Andrea Jung, who stepped down as CEO after 12 years and assumed the role of Executive Chairman, was absent from the call. But two days later moderated the company’s annual shareholders meeting where she said the Board had found in Sheri “the exact right leader” to take the company into the future. Andrea lauded Sherilyn’s strong turnaround track record calling her a “decisive leader” with a warm touch, who has already proven to be a people motivator.

It was also an emotional moment for Andrea who used the opportunity to give thanks to Avon’s representatives and staff around the world with whom she has worked for more than a decade. She recalled achievements many years of double-digit growth and the expansion of the Avon Foundation into the world’s largest corporate philanthropy program of women’s causes, with $860 million raised to-date.

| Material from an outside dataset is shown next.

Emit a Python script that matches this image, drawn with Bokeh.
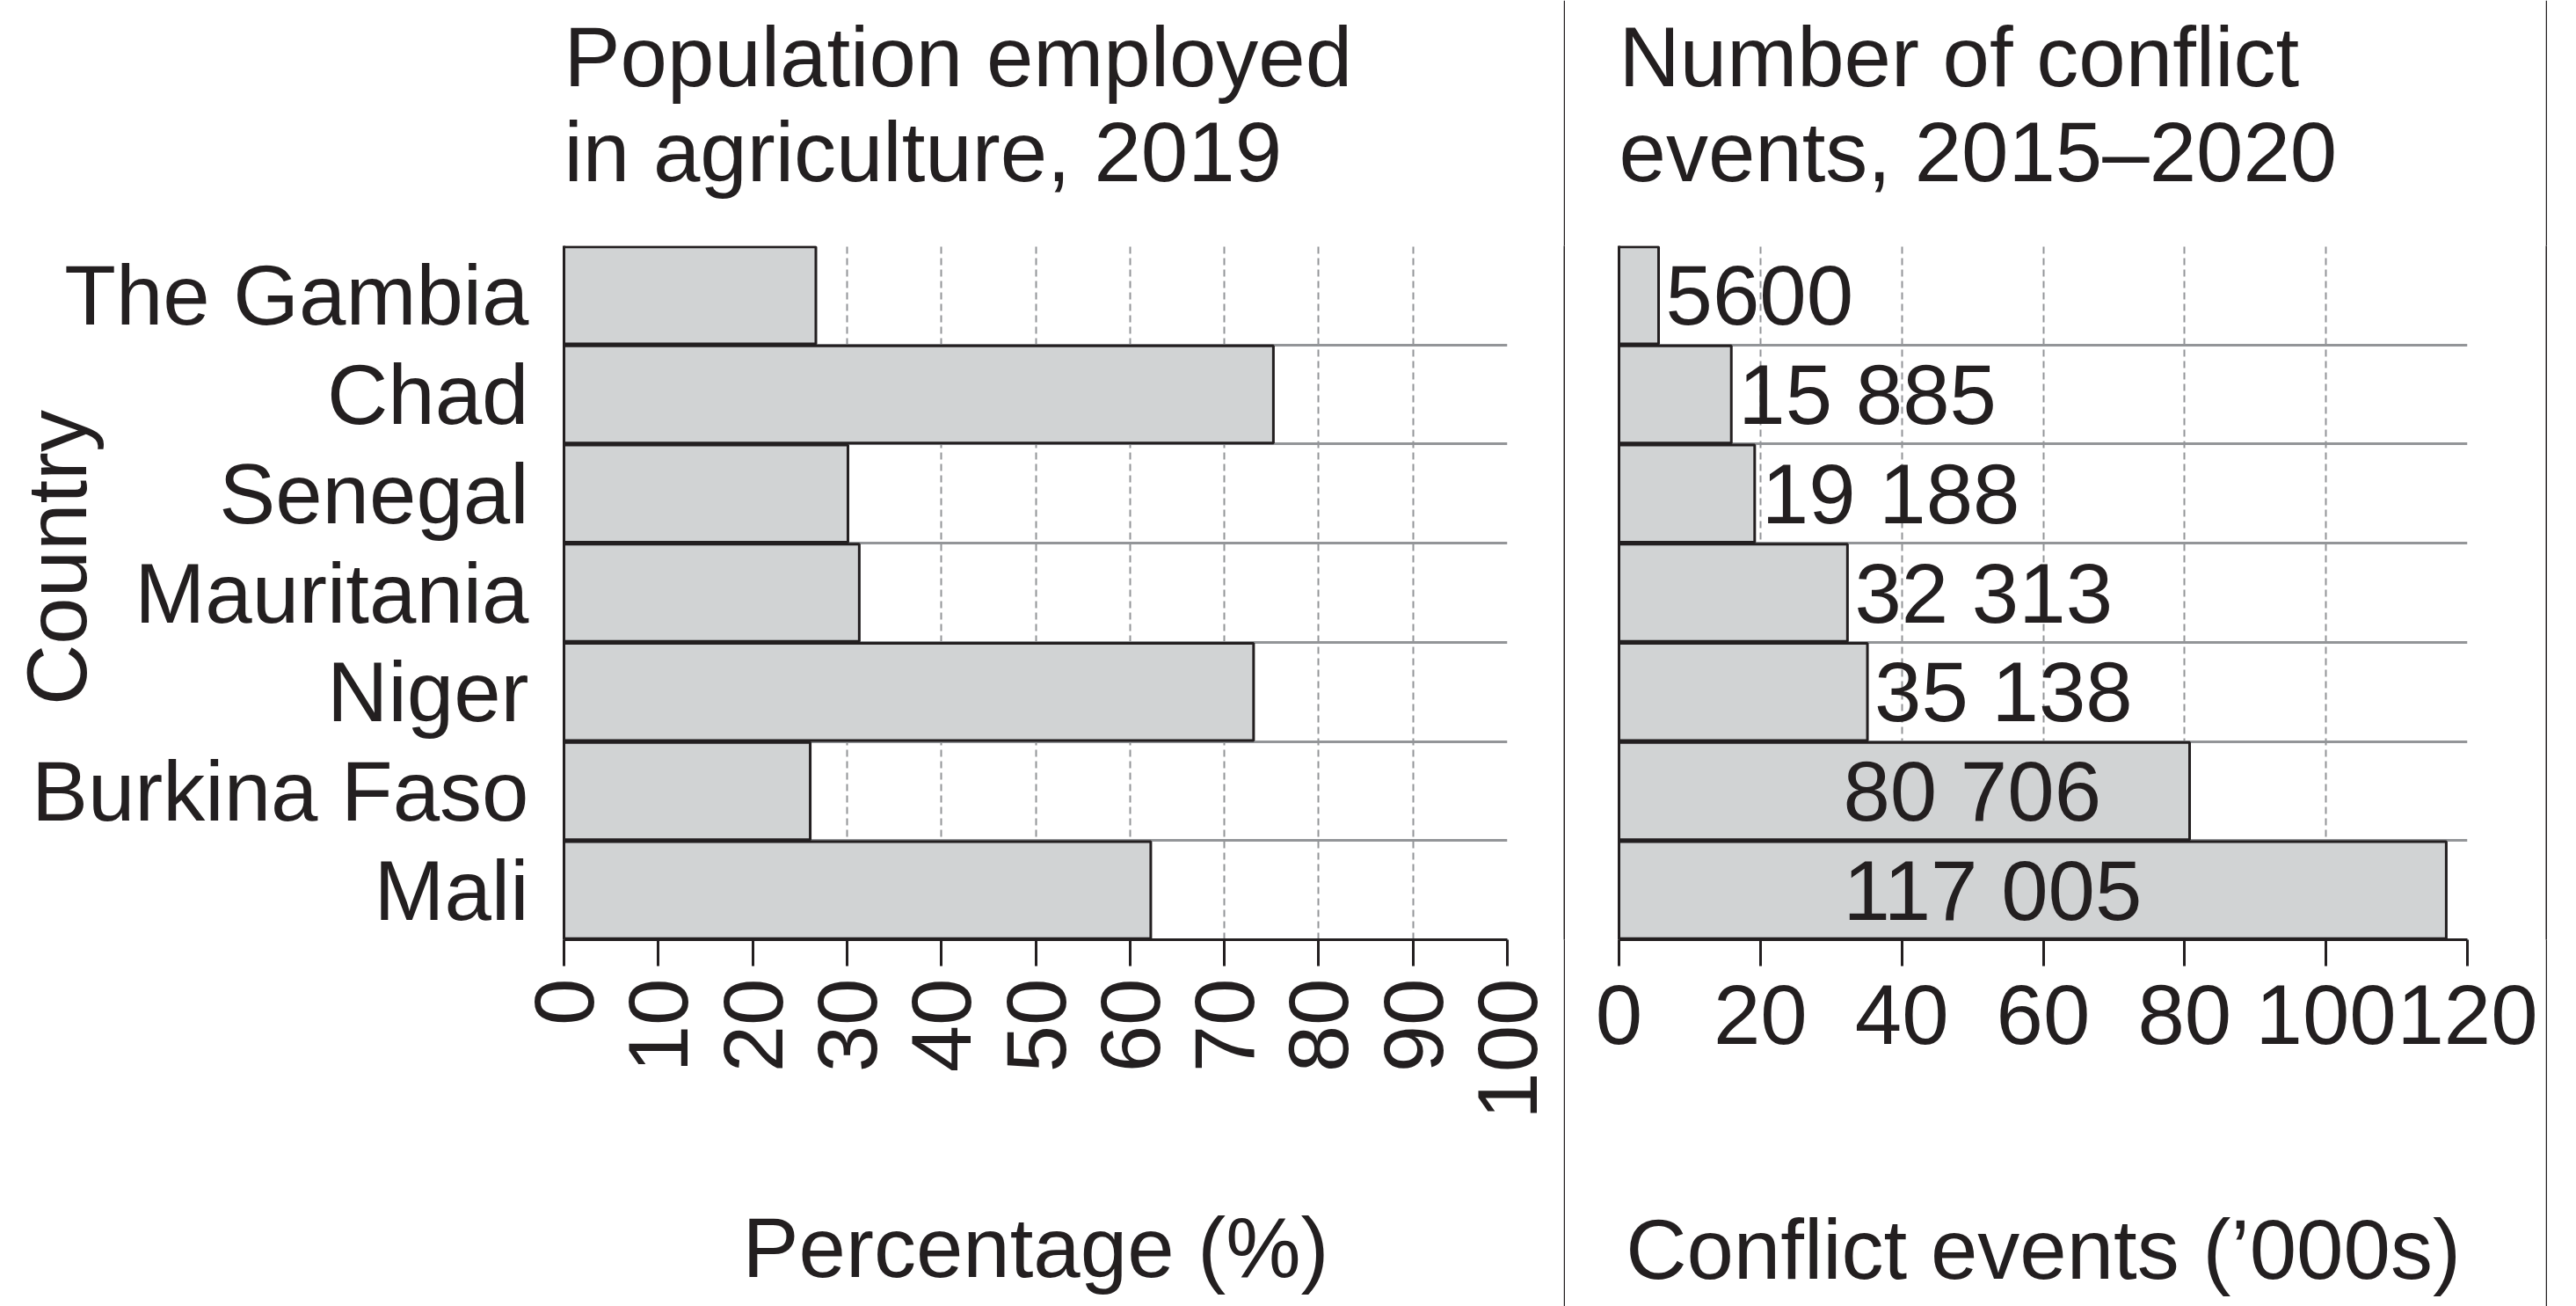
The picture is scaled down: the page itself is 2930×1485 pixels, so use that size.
import math
from bokeh.plotting import figure
from bokeh.models import FixedTicker, Title, LabelSet, ColumnDataSource
from bokeh.layouts import row
from bokeh.core.properties import value
from bokeh.embed import file_html
from bokeh.resources import INLINE

# ---------------- data ----------------
countries = ["The Gambia", "Chad", "Senegal", "Mauritania", "Niger", "Burkina Faso", "Mali"]
agri_pct = [26.7, 75.2, 30.1, 31.3, 73.1, 26.1, 62.2]
conflict_events = [5600, 15885, 19188, 32313, 35138, 80706, 117005]
pct_ticks = [0, 10, 20, 30, 40, 50, 60, 70, 80, 90, 100]
conflict_ticks = [0, 20, 40, 60, 80, 100, 120]

title_left = ["Population employed", "in agriculture, 2019"]
title_right = ["Number of conflict", "events, 2015\u20132020"]
xlabel_left = "Percentage (%)"
xlabel_right = "Conflict events (\u2019000s)"
ylabel = "Country"

# ---------------- styles ----------------
FONT = "Liberation Sans"
INK = "#231f20"
BAR = "#d1d3d4"
GRID = "#939598"
FS = "96px"

n = len(countries)
ycent = [n - i - 0.5 for i in range(n)]
bounds = list(range(n + 1))
H = 1485
TOP = 279
BOTTOM = H - TOP - 789


def fmt(v):
    return f"{v:,}".replace(",", " ") if v >= 10000 else str(v)


def style_common(p):
    p.outline_line_color = None
    p.background_fill_color = "white"
    p.border_fill_color = "white"
    p.ygrid.ticker = FixedTicker(ticks=bounds)
    p.ygrid.grid_line_color = GRID
    p.ygrid.grid_line_width = 3
    p.xgrid.grid_line_color = GRID
    p.xgrid.grid_line_width = 2
    p.xgrid.grid_line_dash = "8 5"
    ax = p.xaxis[0]
    ax.axis_line_color = INK
    ax.axis_line_width = 3
    ax.major_tick_line_color = INK
    ax.major_tick_line_width = 3
    ax.major_tick_out = 30
    ax.major_tick_in = 0
    ax.minor_tick_line_color = None
    ax.major_label_text_font = FONT
    ax.major_label_text_font_size = FS
    ax.major_label_text_color = INK
    ax.axis_label_text_font = FONT
    ax.axis_label_text_font_size = FS
    ax.axis_label_text_color = INK
    ax.axis_label_text_font_style = "normal"
    ax.axis_label_text_line_height = 0.9
    ay = p.yaxis[0]
    ay.axis_line_color = INK
    ay.axis_line_width = 3
    ay.major_tick_line_color = None
    ay.minor_tick_line_color = None
    ay.major_tick_out = 0
    ay.major_tick_in = 0
    ay.major_label_text_font = FONT
    ay.major_label_text_font_size = FS
    ay.major_label_text_color = INK
    ay.axis_label_text_font = FONT
    ay.axis_label_text_font_size = FS
    ay.axis_label_text_color = INK
    ay.axis_label_text_font_style = "normal"


def add_title(p, lines):
    # second line first (closest to the frame), then the first line above it
    p.add_layout(Title(text=lines[1], align="left", text_font=FONT, text_font_size=FS,
                       text_color=INK, text_font_style="normal", standoff=108), "above")
    p.add_layout(Title(text=lines[0], align="left", text_font=FONT, text_font_size=FS,
                       text_color=INK, text_font_style="normal", standoff=-110), "above")


def divider():
    d = figure(width=2, height=H, output_backend="svg", toolbar_location=None,
               x_axis_type=None, y_axis_type=None, min_border=0,
               x_range=(0, 1), y_range=(0, 1))
    d.outline_line_color = None
    d.background_fill_color = INK
    d.border_fill_color = INK
    d.grid.visible = False
    return d


# ---------------- left chart ----------------
left = figure(width=1778, height=H, x_range=(0, 100), y_range=(0, n),
              output_backend="svg", toolbar_location=None,
              min_border_left=641, min_border_right=64,
              min_border_top=TOP, min_border_bottom=BOTTOM)
src_l = ColumnDataSource(dict(y=ycent, v=agri_pct))
left.hbar(y="y", right="v", left=0, height=0.98, source=src_l,
          fill_color=BAR, line_color=INK, line_width=3)
style_common(left)
left.xaxis.ticker = FixedTicker(ticks=pct_ticks)
left.xgrid.ticker = FixedTicker(ticks=pct_ticks)
left.xaxis.major_label_orientation = math.pi / 2
left.xaxis.major_label_standoff = 14
left.xaxis.axis_label = xlabel_left
left.xaxis.axis_label_standoff = 89
left.yaxis.ticker = FixedTicker(ticks=ycent)
left.yaxis.major_label_overrides = {y: c for y, c in zip(ycent, countries)}
left.yaxis.major_label_standoff = 40
left.yaxis.axis_label = "\u00a0\u00a0\u00a0" + ylabel
left.yaxis.axis_label_standoff = -85
add_title(left, title_left)

# ---------------- right chart ----------------
right = figure(width=1115, height=H, x_range=(0, 120), y_range=(0, n),
               output_backend="svg", toolbar_location=None,
               min_border_left=61, min_border_right=89,
               min_border_top=TOP, min_border_bottom=BOTTOM)
conf_k = [v / 1000 for v in conflict_events]
lab_x = [k + 1.0 if k < 50 else 31.7 for k in conf_k]
src_r = ColumnDataSource(dict(y=ycent, v=conf_k, lx=lab_x,
                              t=[fmt(v) for v in conflict_events]))
right.hbar(y="y", right="v", left=0, height=0.98, source=src_r,
           fill_color=BAR, line_color=INK, line_width=3)
right.add_layout(LabelSet(x="lx", y="y", text="t", source=src_r,
                          text_align="left", text_baseline="middle",
                          text_font=value(FONT), text_font_size=value(FS),
                          text_color=INK))
style_common(right)
right.xaxis.ticker = FixedTicker(ticks=conflict_ticks)
right.xgrid.ticker = FixedTicker(ticks=conflict_ticks)
right.xaxis.major_label_standoff = 21
right.xaxis.axis_label = xlabel_right
right.xaxis.axis_label_standoff = 177
right.yaxis.ticker = FixedTicker(ticks=[])
add_title(right, title_right)

layout = row(left, divider(), right, divider())
open("out.html", "w").write(file_html(layout, INLINE))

“It has been a privilege,” Andrea said, “to serve as Avon’s leader.”

But she acknowledged too, the company has been floundering and it was time for new direction.

Andrea pinpointed that it was late in 2010 when Avon’s problems became more serious. The increasing size of the company [$5.6 billion in 2000 to $10.9 billion in 2011] was stressing its operational structure, along with softness in select businesses, are among the factors that have negatively affected performance. In the first quarter of 2012, Avon’s sales fell 2% to $2.6 billion with earnings plummeting 82% to $27.6 million from $143.6 million. Kimberly Ross, Executive Vice President and Chief Financial Officer, advised that second quarter results are also expected to be weak.

As Sherilyn gains her footing, Kimberly has been ushering the company along. As the dominant Avon voice on the analyst call, Kimberly pointed out some efforts already underway to cut costs and recharge the business.

The company is taking steps to smooth out difficulties in its U.S. redistricting program and in Brazil, its largest market, will be formulating more products and advertising campaigns to appeal to local tastes. The company is consolidating business units from Eastern and Western Europe into one European entity. There will also be more job cuts corporate wide.

“Our business review is focused on three key areas,” said Kimberly, “revenue, cost structure and cash generation.”